Collected data ->
------------------------------------------------

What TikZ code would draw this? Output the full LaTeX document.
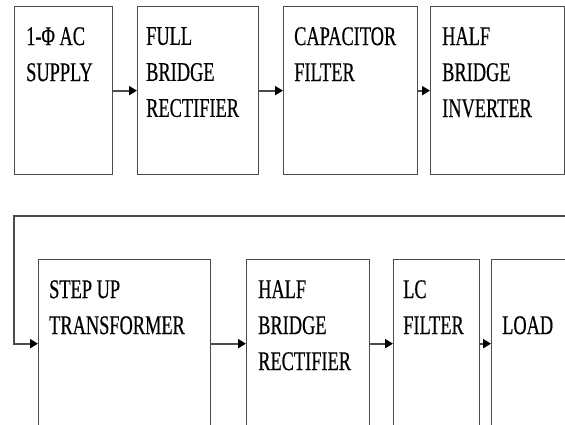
\documentclass[tikz,border=0pt]{standalone}
\usepackage{fontspec}
\setmainfont{Liberation Serif}[FakeStretch=0.68,FakeBold=0.4]
\usetikzlibrary{arrows.meta,positioning}

\tikzset{
    blk/.style={draw=black!70,line width=1.3pt,rectangle,inner sep=0pt,
        anchor=north west,minimum height=168pt},
    txt/.style={inner sep=0pt,align=left,font=\fontsize{27}{36}\selectfont},
    flow/.style={draw=black!70,line width=1.8pt,
        -{Triangle[length=8pt,width=9pt,color=black]}}
}

\begin{document}
\begin{tikzpicture}[x=1pt,y=-1pt]
    \clip (0,0) rectangle (565,425);

    % top row
    \node[blk,minimum width=98pt]  (ac)  at (14,6)  {};
    \node[blk,minimum width=121pt] (fbr) at (137,6) {};
    \node[blk,minimum width=134pt] (cap) at (283,6) {};
    \node[blk,minimum width=134pt] (hbi) at (430,6) {};

    \node[txt,below right=21pt and 12pt of ac.north west]  (acT)  {1-Φ AC\\SUPPLY};
    \node[txt,below right=21pt and 9pt of fbr.north west]  (fbrT) {FULL\\BRIDGE\\RECTIFIER};
    \node[txt,below right=21pt and 11pt of cap.north west] (capT) {CAPACITOR\\FILTER};
    \node[txt,below right=21pt and 12pt of hbi.north west] (hbiT) {HALF\\BRIDGE\\INVERTER};

    % bottom row
    \node[blk,minimum width=172pt] (sut)  at (38,259)  {};
    \node[blk,minimum width=123pt] (hbr)  at (246,259) {};
    \node[blk,minimum width=86pt]  (lcf)  at (393,259) {};
    \node[blk,minimum width=120pt] (load) at (491,259) {};

    \node[txt,below right=21pt and 11pt of sut.north west]  (sutT)  {STEP UP\\TRANSFORMER};
    \node[txt,below right=21pt and 12pt of hbr.north west]  (hbrT)  {HALF\\BRIDGE\\RECTIFIER};
    \node[txt,below right=21pt and 10pt of lcf.north west]  (lcfT)  {LC\\FILTER};
    \node[txt,below right=57pt and 11pt of load.north west] (loadT) {LOAD};

    % connections
    \draw[flow] (ac) -- (fbr);
    \draw[flow] (fbr) -- (cap);
    \draw[flow] (cap) -- (hbi);
    \draw[flow] (sut) -- (hbr);
    \draw[flow] (hbr) -- (lcf);
    \draw[flow] (lcf) -- (load);

    \coordinate (fbR) at (566,216);
    \coordinate (fbL) at (14,216);
    \draw[flow] (fbR) -- (fbL) |- (sut.west);
\end{tikzpicture}
\end{document}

------------------------------------------------

Given request ->
Print the complete listing exactly, apart from any pictures.

Exercise response ->
What TikZ code would draw this? Output the full LaTeX document.
\documentclass[tikz,border=0pt]{standalone}
\usepackage{fontspec}
\setmainfont{Liberation Serif}[FakeStretch=0.68,FakeBold=0.4]
\usetikzlibrary{arrows.meta,positioning}

\tikzset{
    blk/.style={draw=black!70,line width=1.3pt,rectangle,inner sep=0pt,
        anchor=north west,minimum height=168pt},
    txt/.style={inner sep=0pt,align=left,font=\fontsize{27}{36}\selectfont},
    flow/.style={draw=black!70,line width=1.8pt,
        -{Triangle[length=8pt,width=9pt,color=black]}}
}

\begin{document}
\begin{tikzpicture}[x=1pt,y=-1pt]
    \clip (0,0) rectangle (565,425);

    % top row
    \node[blk,minimum width=98pt]  (ac)  at (14,6)  {};
    \node[blk,minimum width=121pt] (fbr) at (137,6) {};
    \node[blk,minimum width=134pt] (cap) at (283,6) {};
    \node[blk,minimum width=134pt] (hbi) at (430,6) {};

    \node[txt,below right=21pt and 12pt of ac.north west]  (acT)  {1-Φ AC\\SUPPLY};
    \node[txt,below right=21pt and 9pt of fbr.north west]  (fbrT) {FULL\\BRIDGE\\RECTIFIER};
    \node[txt,below right=21pt and 11pt of cap.north west] (capT) {CAPACITOR\\FILTER};
    \node[txt,below right=21pt and 12pt of hbi.north west] (hbiT) {HALF\\BRIDGE\\INVERTER};

    % bottom row
    \node[blk,minimum width=172pt] (sut)  at (38,259)  {};
    \node[blk,minimum width=123pt] (hbr)  at (246,259) {};
    \node[blk,minimum width=86pt]  (lcf)  at (393,259) {};
    \node[blk,minimum width=120pt] (load) at (491,259) {};

    \node[txt,below right=21pt and 11pt of sut.north west]  (sutT)  {STEP UP\\TRANSFORMER};
    \node[txt,below right=21pt and 12pt of hbr.north west]  (hbrT)  {HALF\\BRIDGE\\RECTIFIER};
    \node[txt,below right=21pt and 10pt of lcf.north west]  (lcfT)  {LC\\FILTER};
    \node[txt,below right=57pt and 11pt of load.north west] (loadT) {LOAD};

    % connections
    \draw[flow] (ac) -- (fbr);
    \draw[flow] (fbr) -- (cap);
    \draw[flow] (cap) -- (hbi);
    \draw[flow] (sut) -- (hbr);
    \draw[flow] (hbr) -- (lcf);
    \draw[flow] (lcf) -- (load);

    \coordinate (fbR) at (566,216);
    \coordinate (fbL) at (14,216);
    \draw[flow] (fbR) -- (fbL) |- (sut.west);
\end{tikzpicture}
\end{document}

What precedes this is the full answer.